The simple answer to this woman’s sincere, honest and fair question is that we men aren’t acting like Christian husbands. If we would meditate on what love, Jesus style, truly means as it applies to our marriages and families, we would see that we may not be the great husbands that we perceive ourselves to be.

Paul tells husbands to love their wives as Christ loved the church (Ephesians 5:25). To love as Christ loved is to be the initiator as Christ is the initiator in His relationship with the church. We were estranged from God, but Jesus came from on high to bring us back. He didn’t wait for the church to approach Him. He didn’t expect that the bride, as the “relational” one, would be more invested in the relationship and plead with Him to come back.

Which means, men, that to be like Christ is to be the ones who chase after our wives. If things go bad, we think of ourselves as responsible for setting them right. We should be the ones having marriage study groups. We should be the ones saying to our wives, “We need to talk.” We should be the ones who buy the books, sign up for the marriage conferences, initiate getting away from the kids for a while or who research the best marriage counselor.

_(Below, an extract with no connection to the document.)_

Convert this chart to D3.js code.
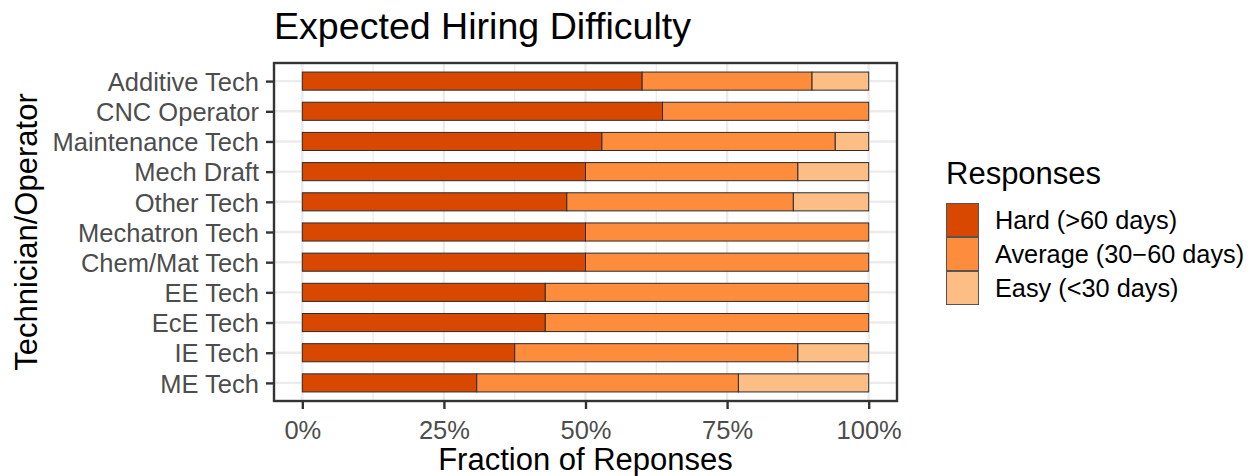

As part of His love, Jesus wasn’t just the lead initiator, He became the lead sufferer. He “took the bullet” so we didn’t have to.

This was Paul’s attitude expressed in Colossians, when he made the astonishing statement that the mistreatment he so often suffered was “completing what is lacking in Christ’s afflictions for the sake of His body, that is the church” (Colossians 1:24). Paul wasn’t suggesting Christ’s suffering was insufficient—not at all. It’s rather that Paul knew the church in Colossae was young and fragile, and (in the words of N.T. Wright) “it is as if he, as the leader of the church in that part of the world, is drawing the enemy fire on to himself so that the young church may have a breathing space, a time to grow.” Wright suggests his attitude, as he sat in prison in Ephesus (where Paul wrote the letter to the Colossians) is, “Well, as long as they are concentrating on me, then Christ’s body, the church, can grow until it is strong enough to stand on its own feet.”